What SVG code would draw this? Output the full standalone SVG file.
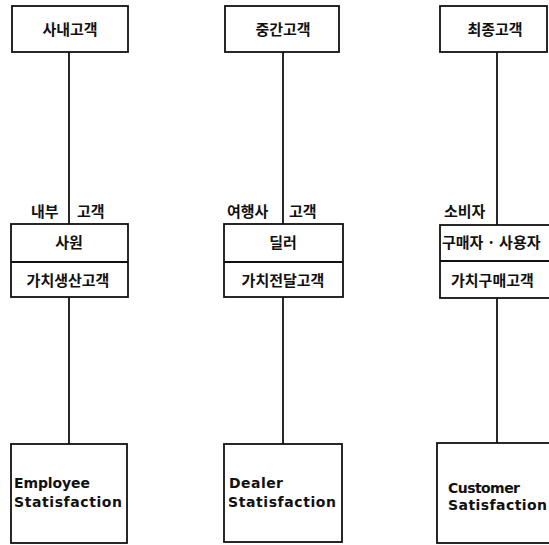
<svg xmlns="http://www.w3.org/2000/svg" width="549" height="545" viewBox="0 0 549 545">
  <style>
    .box { fill: #fff; stroke: #111; stroke-width: 1.8; }
    .link { stroke: #111; stroke-width: 1.8; fill: none; }
    .ko { font-family: "Noto Sans CJK KR", "Noto Sans", sans-serif; font-weight: 700; font-size: 15px; fill: #111; }
    .mid { text-anchor: middle; }
    .en { font-family: "DejaVu Sans", "Liberation Sans", sans-serif; font-weight: 700; font-size: 14px; fill: #111; }
  </style>
  <rect width="549" height="545" fill="#fff"/>

  <!-- vertical connectors between the tiers -->
  <g id="connectors">
    <line class="link" x1="69" y1="52" x2="69" y2="224"/>
    <line class="link" x1="69" y1="297" x2="69" y2="444"/>
    <line class="link" x1="283" y1="52" x2="283" y2="224"/>
    <line class="link" x1="283" y1="297" x2="283" y2="444"/>
    <line class="link" x1="497" y1="52" x2="497" y2="225"/>
    <line class="link" x1="497" y1="298" x2="497" y2="443"/>
  </g>

  <!-- column 1 -->
  <g id="internal-customer">
    <rect class="box" x="12" y="6" width="116" height="46"/>
    <text class="ko mid" x="70" y="35">사내고객</text>
  </g>
  <g id="employee">
    <text class="ko" x="31" y="217">내부</text>
    <text class="ko" x="77" y="217">고객</text>
    <rect class="box" x="11" y="224" width="117" height="73"/>
    <line class="link" x1="11" y1="262" x2="128" y2="262"/>
    <text class="ko mid" x="69" y="248">사원</text>
    <text class="ko mid" x="68" y="286">가치생산고객</text>
  </g>
  <g id="employee-satisfaction">
    <rect class="box" x="11" y="444" width="116" height="99"/>
    <text class="en" x="14" y="488" textLength="76" lengthAdjust="spacing">Employee</text>
    <text class="en" x="14" y="507" textLength="108" lengthAdjust="spacing">Statisfaction</text>
  </g>

  <!-- column 2 -->
  <g id="intermediate-customer">
    <rect class="box" x="225" y="6" width="114" height="46"/>
    <text class="ko mid" x="283" y="35">중간고객</text>
  </g>
  <g id="dealer">
    <text class="ko" x="227" y="217">여행사</text>
    <text class="ko" x="289" y="217">고객</text>
    <rect class="box" x="224" y="224" width="119" height="73"/>
    <line class="link" x1="224" y1="262" x2="343" y2="262"/>
    <text class="ko mid" x="283" y="248">딜러</text>
    <text class="ko mid" x="283" y="286">가치전달고객</text>
  </g>
  <g id="dealer-satisfaction">
    <rect class="box" x="224" y="444" width="118" height="98"/>
    <text class="en" x="229" y="488" textLength="54" lengthAdjust="spacing">Dealer</text>
    <text class="en" x="228" y="507" textLength="108" lengthAdjust="spacing">Statisfaction</text>
  </g>

  <!-- column 3 -->
  <g id="final-customer">
    <rect class="box" x="440" y="6" width="107" height="46"/>
    <text class="ko mid" x="495" y="35">최종고객</text>
  </g>
  <g id="buyer-user">
    <text class="ko" x="444" y="217">소비자</text>
    <rect class="box" x="440" y="225" width="130" height="73"/>
    <line class="link" x1="440" y1="261" x2="570" y2="261"/>
    <text class="ko" x="442" y="248">구매자 · 사용자</text>
    <text class="ko" x="451" y="286">가치구매고객</text>
  </g>
  <g id="customer-satisfaction">
    <rect class="box" x="437" y="443" width="130" height="100"/>
    <text class="en" x="448" y="493" textLength="72" lengthAdjust="spacing">Customer</text>
    <text class="en" x="448" y="510" textLength="99" lengthAdjust="spacing">Satisfaction</text>
  </g>
</svg>
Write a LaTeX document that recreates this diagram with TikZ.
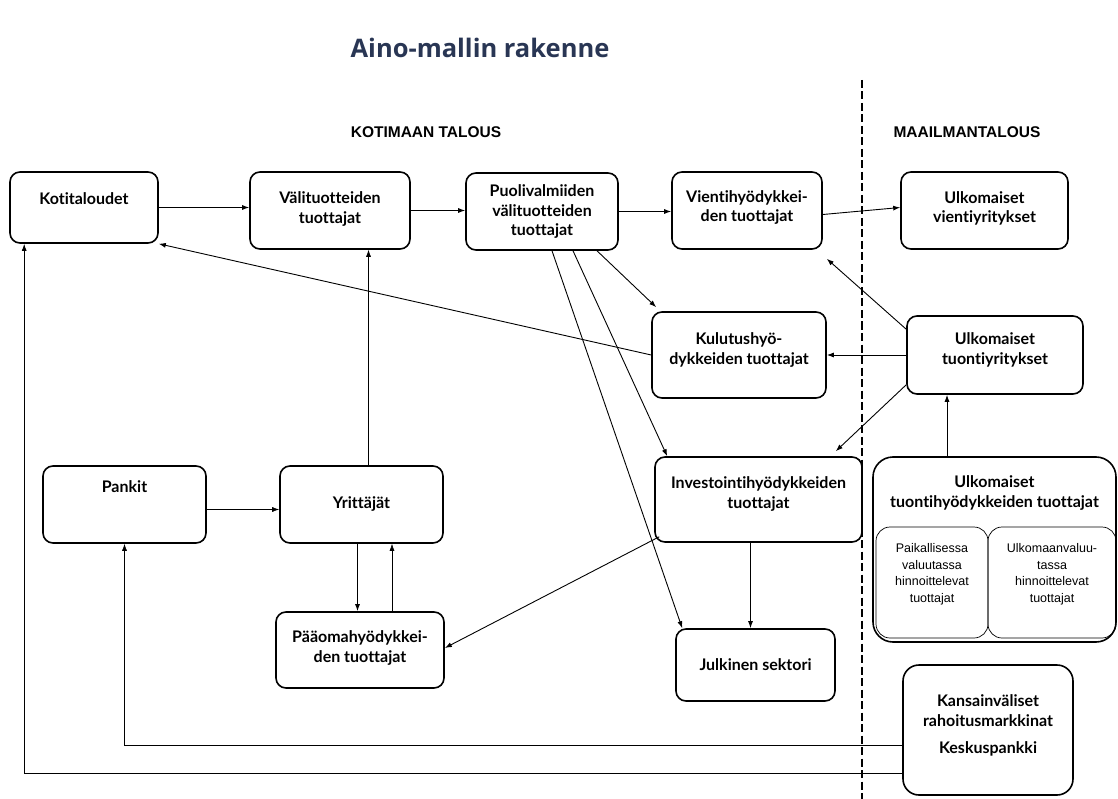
\documentclass[tikz,border=0pt]{standalone}
\usepackage{fontspec}
\setmainfont{Liberation Sans}
\newfontfamily\boxfont[Ligatures=CommonOff]{Lato}
\newfontfamily\titlefont{Open Sans}
\usetikzlibrary{arrows.meta}
\definecolor{navyt}{rgb}{0.16,0.21,0.33}

\begin{document}
\begin{tikzpicture}[x=1pt,y=-1pt,
    box/.style={draw,line width=1.6pt,rounded corners=10pt,align=center,inner sep=0pt,
        font=\boxfont\bfseries\fontsize{16}{19.5}\selectfont},
    subbox/.style={draw,line width=0.7pt,rounded corners=14pt,align=center,inner sep=0pt,
        font=\fontsize{12.5}{16.5}\selectfont},
    arr/.style={-{Latex[length=7pt,width=5pt]},line width=0.9pt},
    thinarr/.style={-{Latex[length=7pt,width=5pt]},line width=0.6pt}]
    \useasboundingbox (0,0) rectangle (1118,799);
    % otsikot
    \node[text=navyt,font=\titlefont\bfseries\fontsize{25.5}{30}\selectfont] (title) at (480,48) {Aino-mallin rakenne};
    \node[font=\bfseries\fontsize{15.5}{18}\selectfont] (kotimaan) at (426,132) {KOTIMAAN TALOUS};
    \node[font=\bfseries\fontsize{15.5}{18}\selectfont] (maailma) at (967,132) {MAAILMANTALOUS};
    \coordinate (dtop) at (862,80);
    \coordinate (dbot) at (862,799);
    \draw[line width=2.2pt,dash pattern=on 8pt off 3.5pt] (dtop) -- (dbot);
    % kotimaan talous
    \node[box,minimum width=148pt,minimum height=71pt,text depth=17pt] (kotit) at (84,207.5) {Kotitaloudet};
    \node[box,minimum width=160pt,minimum height=77pt,text depth=6pt] (valit) at (330,210.5) {Välituotteiden\\tuottajat};
    \node[box,minimum width=152pt,minimum height=77pt] (puol) at (542,211.5) {Puolivalmiiden\\välituotteiden\\tuottajat};
    \node[box,minimum width=150pt,minimum height=77pt,text depth=9pt] (vienti) at (747,210.5) {Vientihyödykkei-\\den tuottajat};
    \node[box,minimum width=174pt,minimum height=86pt,text depth=13pt] (kulutus) at (739,355) {Kulutushyö-\\dykkeiden tuottajat};
    \node[box,minimum width=207pt,minimum height=85pt,text depth=14pt] (invest) at (758.5,499.5) {Investointihyödykkeiden\\tuottajat};
    \node[box,minimum width=159pt,minimum height=72pt] (julk) at (755.5,665) {Julkinen sektori};
    \node[box,minimum width=163pt,minimum height=77pt,text depth=36pt] (pankit) at (124.5,504.5) {Pankit};
    \node[box,minimum width=163pt,minimum height=77pt] (yritt) at (361.5,504.5) {Yrittäjät};
    \node[box,minimum width=168pt,minimum height=76pt,text depth=7pt] (paaoma) at (360,650) {Pääomahyödykkei-\\den tuottajat};
    % maailmantalous
    \node[box,minimum width=167pt,minimum height=77pt,text depth=7pt] (ulkv) at (984.5,210.5) {Ulkomaiset\\vientiyritykset};
    \node[box,minimum width=176pt,minimum height=78pt,text depth=13pt] (tuonti) at (995,355) {Ulkomaiset\\tuontiyritykset};
    \node[box,rounded corners=20pt,minimum width=243pt,minimum height=185pt,text depth=116pt] (tuontihyod) at (994.5,549.5) {Ulkomaiset\\tuontihyödykkeiden tuottajat};
    \node[subbox,minimum width=112pt,minimum height=111pt,text depth=19pt] (paik) at (932,582.5) {Paikallisessa\\valuutassa\\hinnoittelevat\\tuottajat};
    \node[subbox,minimum width=128pt,minimum height=111pt,text depth=19pt] (ulkoval) at (1052,582.5) {Ulkomaanvaluu-\\tassa\\hinnoittelevat\\tuottajat};
    \node[box,rounded corners=16pt,minimum width=170pt,minimum height=130pt,text depth=11pt] (kansa) at (988,730) {Kansainväliset\\rahoitusmarkkinat\\[8pt]Keskuspankki};
    % nuolet
    \draw[arr] (kotit.east) -- (kotit.east -| valit.west);
    \draw[arr] (valit.east) -- (valit.east -| puol.west);
    \draw[arr] (puol.east) -- (puol.east -| vienti.west);
    \draw[arr] ([yshift=-4pt]vienti.east) -- ([yshift=3pt]ulkv.west);
    \draw[arr] (kulutus.west) -- (kotit.south east);
    \draw[thinarr] ([xshift=7pt]yritt.north) -- ([xshift=7pt]yritt.north |- valit.south);
    \draw[arr] ([xshift=55pt]puol.south) -- ([xshift=5pt,yshift=4pt]kulutus.north west);
    \draw[arr] ([xshift=31pt]puol.south) -- ([xshift=13pt]invest.north west);
    \draw[arr] ([xshift=10pt]puol.south) -- ([xshift=7pt]julk.north west);
    \draw[arr] ([yshift=-14pt]tuonti.north west) -- ([xshift=4pt,yshift=-9pt]vienti.south east);
    \draw[arr] (tuonti.west) -- (tuonti.west -| kulutus.east);
    \draw[arr] ([yshift=10pt]tuonti.south west) -- ([xshift=-27pt,yshift=5pt]invest.north east);
    \draw[arr] ([xshift=-47.5pt]tuontihyod.north) -- ([xshift=-47.5pt]tuontihyod.north |- tuonti.south);
    \draw[arr] ([xshift=-8pt]invest.south) -- ([xshift=-8pt]invest.south |- julk.north);
    \draw[arr] ([xshift=5pt,yshift=6pt]invest.south west) -- ([yshift=2pt]paaoma.east);
    \draw[thinarr] ([yshift=-5pt]pankit.east) -- ([yshift=-5pt]pankit.east -| yritt.west);
    \draw[arr] ([xshift=-4pt]yritt.south) -- ([xshift=-4pt]yritt.south |- paaoma.north);
    \draw[thinarr] ([xshift=32pt]paaoma.north) -- ([xshift=32pt]paaoma.north |- yritt.south);
    \draw[thinarr] ([yshift=-15pt]kansa.west) -| (pankit.south);
    \draw[arr] ([yshift=-43pt]kansa.west) -| ([xshift=15pt]kotit.south west);
\end{tikzpicture}
\end{document}
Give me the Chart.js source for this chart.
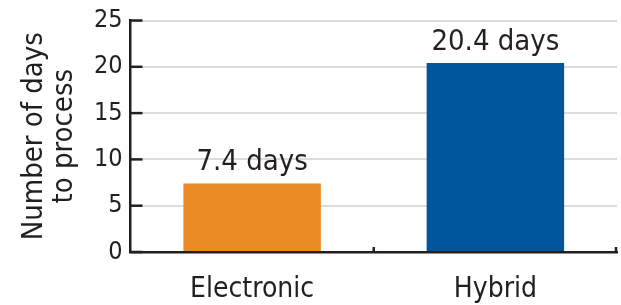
<!DOCTYPE html>
<html lang="en">
<head>
    <meta charset="UTF-8">
    <title>Number of days to process</title>
    <script src="https://cdn.jsdelivr.net/npm/chart.js"></script>
    <style>
        body { margin: 0; background: #fff; }
        #wrap { width: 621px; height: 305px; }
    </style>
</head>
<body>
    <div id="wrap"><canvas id="daysChart"></canvas></div>

    <script>
    // data
    const categories = ['Electronic', 'Hybrid'];
    const days = [7.4, 20.4];
    const barLabels = ['7.4 days', '20.4 days'];
    const yTicks = [0, 5, 10, 15, 20, 25];

    const ink = '#231F20';
    const fontFamily = "'Liberation Sans Narrow', 'DejaVu Sans Condensed', 'Arial Narrow', sans-serif";

    // labels over the bars + small inward ticks on both axes
    const decorations = {
        id: 'decorations',
        afterDatasetsDraw(chart) {
            const ctx = chart.ctx;
            const area = chart.chartArea;
            const x = chart.scales.x;
            const y = chart.scales.y;
            ctx.save();
            ctx.strokeStyle = ink;
            ctx.lineWidth = 2.5;
            // y ticks pointing into the plot
            y.ticks.forEach(t => {
                const py = y.getPixelForValue(t.value);
                ctx.beginPath();
                ctx.moveTo(area.left, py);
                ctx.lineTo(area.left + 12, py);
                ctx.stroke();
            });
            // x ticks at category boundaries
            const mid = (x.getPixelForValue(0) + x.getPixelForValue(1)) / 2;
            [mid, area.right - 1].forEach(px => {
                ctx.beginPath();
                ctx.moveTo(px, area.bottom);
                ctx.lineTo(px, area.bottom - 5);
                ctx.stroke();
            });
            // value labels
            const meta = chart.getDatasetMeta(0);
            ctx.fillStyle = ink;
            ctx.font = '29px ' + fontFamily;
            ctx.textAlign = 'center';
            ctx.textBaseline = 'alphabetic';
            meta.data.forEach((bar, i) => {
                ctx.fillText(barLabels[i], bar.x, bar.y - 13);
            });
            ctx.restore();
        }
    };

    const ctx = document.getElementById('daysChart').getContext('2d');
    const chart = new Chart(ctx, {
        type: 'bar',
        data: {
            labels: categories,
            datasets: [{
                data: days,
                backgroundColor: ['#EA8A24', '#00569A'],
                categoryPercentage: 1,
                barPercentage: 0.565
            }]
        },
        options: {
            responsive: true,
            maintainAspectRatio: false,
            animation: false,
            layout: { padding: { top: 9, right: 4, bottom: -15, left: 19 } },
            plugins: { legend: { display: false }, tooltip: { enabled: false } },
            scales: {
                x: {
                    grid: { display: false },
                    border: { color: ink, width: 2.5 },
                    ticks: { color: ink, font: { family: fontFamily, size: 28, lineHeight: 1 }, padding: 16 }
                },
                y: {
                    min: 0,
                    max: 25,
                    afterBuildTicks: axis => { axis.ticks = yTicks.map(v => ({ value: v })); },
                    grid: { color: '#DCDCDC', lineWidth: 2, drawTicks: false },
                    border: { color: ink, width: 2.5 },
                    ticks: { color: ink, font: { family: fontFamily, size: 25, lineHeight: 1 }, padding: 8 },
                    title: {
                        display: true,
                        text: ['Number of days', 'to process'],
                        color: ink,
                        font: { family: fontFamily, size: 29, lineHeight: 1.05 },
                        padding: { top: 0, bottom: 6 }
                    }
                }
            }
        },
        plugins: [decorations]
    });
    </script>
</body>
</html>
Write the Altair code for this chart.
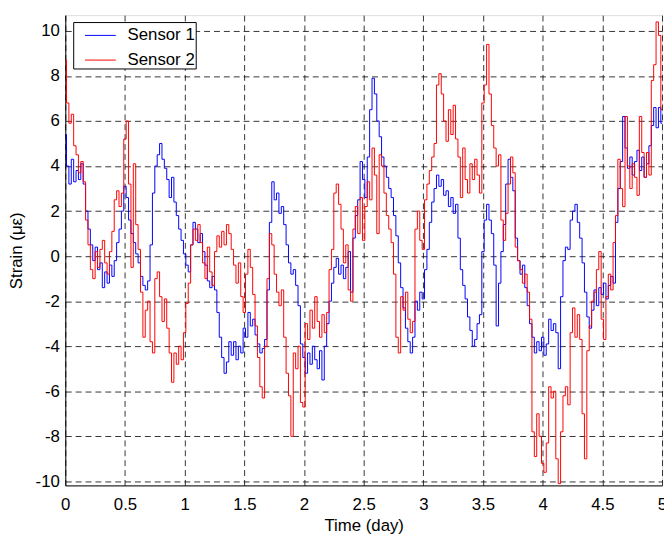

########################################

From the entries above, copy exactly the lines starting at the one with "Give me the Chart.js source for this chart." and stopping at the one with "Sans Narrow', 'DejaVu", keeping both ends. Drop the pictures.

Give me the Chart.js source for this chart.
<!DOCTYPE html>
<html lang="en">
<head>
    <meta charset="UTF-8">
    <title>Number of days to process</title>
    <script src="https://cdn.jsdelivr.net/npm/chart.js"></script>
    <style>
        body { margin: 0; background: #fff; }
        #wrap { width: 621px; height: 305px; }
    </style>
</head>
<body>
    <div id="wrap"><canvas id="daysChart"></canvas></div>

    <script>
    // data
    const categories = ['Electronic', 'Hybrid'];
    const days = [7.4, 20.4];
    const barLabels = ['7.4 days', '20.4 days'];
    const yTicks = [0, 5, 10, 15, 20, 25];

    const ink = '#231F20';
    const fontFamily = "'Liberation Sans Narrow', 'DejaVu Sans Condensed', 'Arial Narrow', sans-serif";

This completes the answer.